- **Aim of the task**: Filter the entries below, keeping only lines with the word "this".

- **Raw records**:
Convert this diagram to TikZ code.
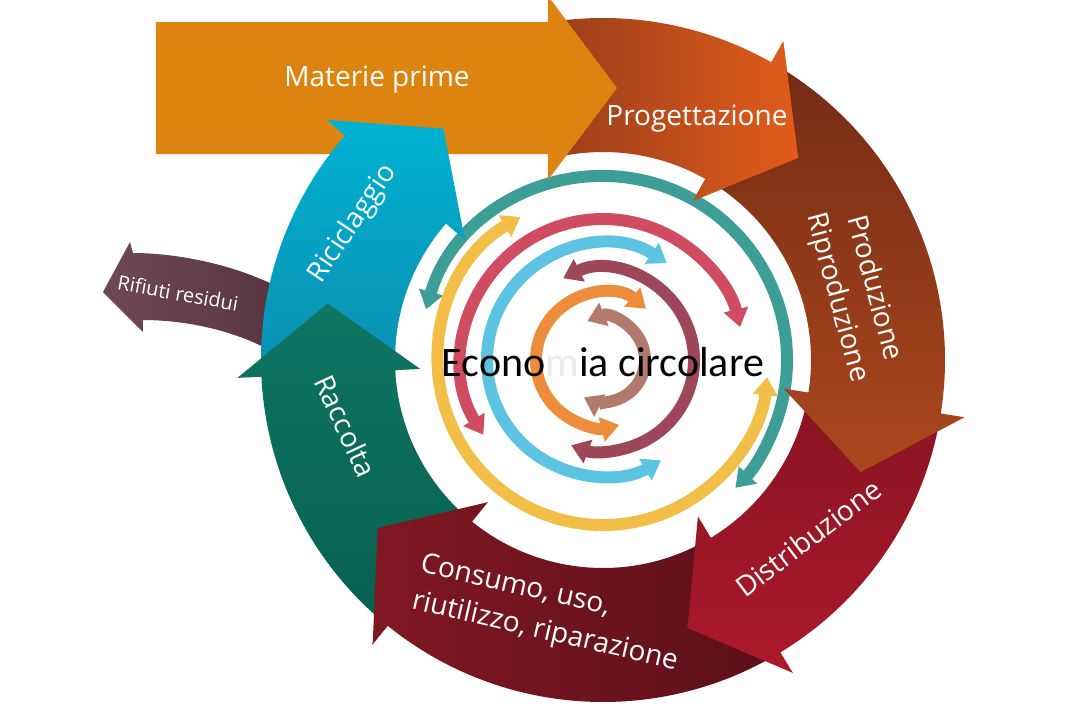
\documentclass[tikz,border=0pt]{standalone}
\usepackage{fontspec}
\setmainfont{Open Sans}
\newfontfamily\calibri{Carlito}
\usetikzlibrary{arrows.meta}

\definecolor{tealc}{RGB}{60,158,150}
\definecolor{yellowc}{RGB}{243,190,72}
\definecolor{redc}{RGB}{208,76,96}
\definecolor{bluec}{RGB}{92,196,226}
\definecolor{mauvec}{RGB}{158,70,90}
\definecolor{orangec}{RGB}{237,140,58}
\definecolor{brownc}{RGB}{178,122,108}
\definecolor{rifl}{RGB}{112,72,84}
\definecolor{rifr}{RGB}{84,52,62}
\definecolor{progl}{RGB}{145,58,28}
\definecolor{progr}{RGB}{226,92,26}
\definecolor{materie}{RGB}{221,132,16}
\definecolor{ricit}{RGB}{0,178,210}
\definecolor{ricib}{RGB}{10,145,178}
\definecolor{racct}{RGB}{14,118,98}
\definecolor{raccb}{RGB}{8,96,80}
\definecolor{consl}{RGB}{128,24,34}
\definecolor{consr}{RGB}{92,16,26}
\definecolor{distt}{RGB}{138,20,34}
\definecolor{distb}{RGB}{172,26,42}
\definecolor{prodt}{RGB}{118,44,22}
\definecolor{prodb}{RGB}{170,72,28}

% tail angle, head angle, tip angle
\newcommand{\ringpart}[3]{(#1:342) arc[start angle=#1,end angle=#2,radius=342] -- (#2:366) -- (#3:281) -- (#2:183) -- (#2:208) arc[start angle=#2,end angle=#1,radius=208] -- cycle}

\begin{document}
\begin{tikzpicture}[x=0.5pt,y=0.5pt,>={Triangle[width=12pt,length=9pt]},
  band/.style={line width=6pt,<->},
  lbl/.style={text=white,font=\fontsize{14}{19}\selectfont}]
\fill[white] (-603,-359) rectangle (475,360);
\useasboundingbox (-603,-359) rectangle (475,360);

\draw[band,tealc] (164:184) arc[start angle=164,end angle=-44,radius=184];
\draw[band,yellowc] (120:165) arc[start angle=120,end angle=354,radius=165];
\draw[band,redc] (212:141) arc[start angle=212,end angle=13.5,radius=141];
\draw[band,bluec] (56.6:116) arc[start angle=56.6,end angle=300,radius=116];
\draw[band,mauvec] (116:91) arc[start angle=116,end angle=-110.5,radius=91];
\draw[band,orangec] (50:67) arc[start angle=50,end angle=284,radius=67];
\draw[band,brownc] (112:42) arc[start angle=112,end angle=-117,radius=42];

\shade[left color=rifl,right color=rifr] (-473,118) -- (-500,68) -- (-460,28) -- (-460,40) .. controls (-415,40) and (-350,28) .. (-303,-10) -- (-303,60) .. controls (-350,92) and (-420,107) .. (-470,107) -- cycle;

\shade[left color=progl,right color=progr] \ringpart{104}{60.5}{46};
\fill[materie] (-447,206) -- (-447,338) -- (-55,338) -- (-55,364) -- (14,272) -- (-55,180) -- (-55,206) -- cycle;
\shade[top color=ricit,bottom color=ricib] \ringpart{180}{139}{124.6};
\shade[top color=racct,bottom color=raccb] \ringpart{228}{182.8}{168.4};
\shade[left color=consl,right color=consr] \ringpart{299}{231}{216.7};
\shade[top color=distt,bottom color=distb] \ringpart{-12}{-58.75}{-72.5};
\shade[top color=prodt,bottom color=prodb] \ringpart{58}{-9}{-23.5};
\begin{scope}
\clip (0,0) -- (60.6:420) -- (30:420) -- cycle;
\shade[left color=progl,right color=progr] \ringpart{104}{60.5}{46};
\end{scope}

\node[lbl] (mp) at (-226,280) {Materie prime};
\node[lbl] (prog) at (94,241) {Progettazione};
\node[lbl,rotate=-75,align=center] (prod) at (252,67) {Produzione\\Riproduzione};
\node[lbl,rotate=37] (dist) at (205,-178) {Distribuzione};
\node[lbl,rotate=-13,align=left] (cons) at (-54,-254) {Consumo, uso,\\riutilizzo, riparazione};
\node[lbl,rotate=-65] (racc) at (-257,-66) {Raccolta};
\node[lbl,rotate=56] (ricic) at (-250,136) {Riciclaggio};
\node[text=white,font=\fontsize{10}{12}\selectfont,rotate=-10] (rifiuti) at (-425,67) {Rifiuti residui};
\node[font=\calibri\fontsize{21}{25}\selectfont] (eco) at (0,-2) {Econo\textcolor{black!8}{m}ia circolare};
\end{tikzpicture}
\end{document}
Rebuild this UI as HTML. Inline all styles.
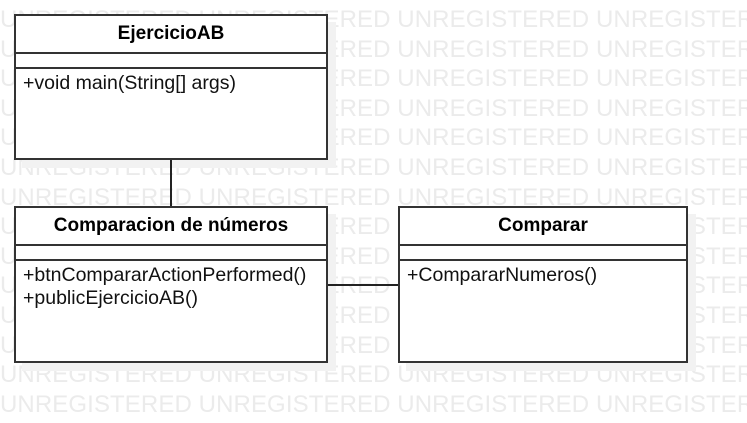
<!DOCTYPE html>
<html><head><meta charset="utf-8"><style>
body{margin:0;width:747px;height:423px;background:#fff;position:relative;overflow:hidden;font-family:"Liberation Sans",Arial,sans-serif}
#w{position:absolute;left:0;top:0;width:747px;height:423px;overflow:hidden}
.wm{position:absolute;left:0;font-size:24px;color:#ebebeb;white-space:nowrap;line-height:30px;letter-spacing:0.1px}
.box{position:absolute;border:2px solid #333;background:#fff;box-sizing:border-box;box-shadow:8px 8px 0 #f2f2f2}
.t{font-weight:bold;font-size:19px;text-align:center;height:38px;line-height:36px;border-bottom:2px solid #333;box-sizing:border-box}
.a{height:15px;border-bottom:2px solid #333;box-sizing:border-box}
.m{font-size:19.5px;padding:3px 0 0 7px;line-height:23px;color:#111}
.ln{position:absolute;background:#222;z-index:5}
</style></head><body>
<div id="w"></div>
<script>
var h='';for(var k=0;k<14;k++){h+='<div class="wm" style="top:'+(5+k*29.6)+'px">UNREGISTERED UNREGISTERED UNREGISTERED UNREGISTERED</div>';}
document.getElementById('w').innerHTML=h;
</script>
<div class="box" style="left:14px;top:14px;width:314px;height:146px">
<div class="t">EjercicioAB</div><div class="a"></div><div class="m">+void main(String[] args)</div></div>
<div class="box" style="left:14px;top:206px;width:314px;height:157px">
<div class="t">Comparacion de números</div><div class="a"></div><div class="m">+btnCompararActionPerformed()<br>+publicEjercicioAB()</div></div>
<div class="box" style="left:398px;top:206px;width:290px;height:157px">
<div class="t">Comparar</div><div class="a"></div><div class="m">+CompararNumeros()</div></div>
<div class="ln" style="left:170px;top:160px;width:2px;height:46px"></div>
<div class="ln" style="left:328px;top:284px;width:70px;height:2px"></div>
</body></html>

- **Final result**:
Convert this diagram to TikZ code.
Rebuild this UI as HTML. Inline all styles.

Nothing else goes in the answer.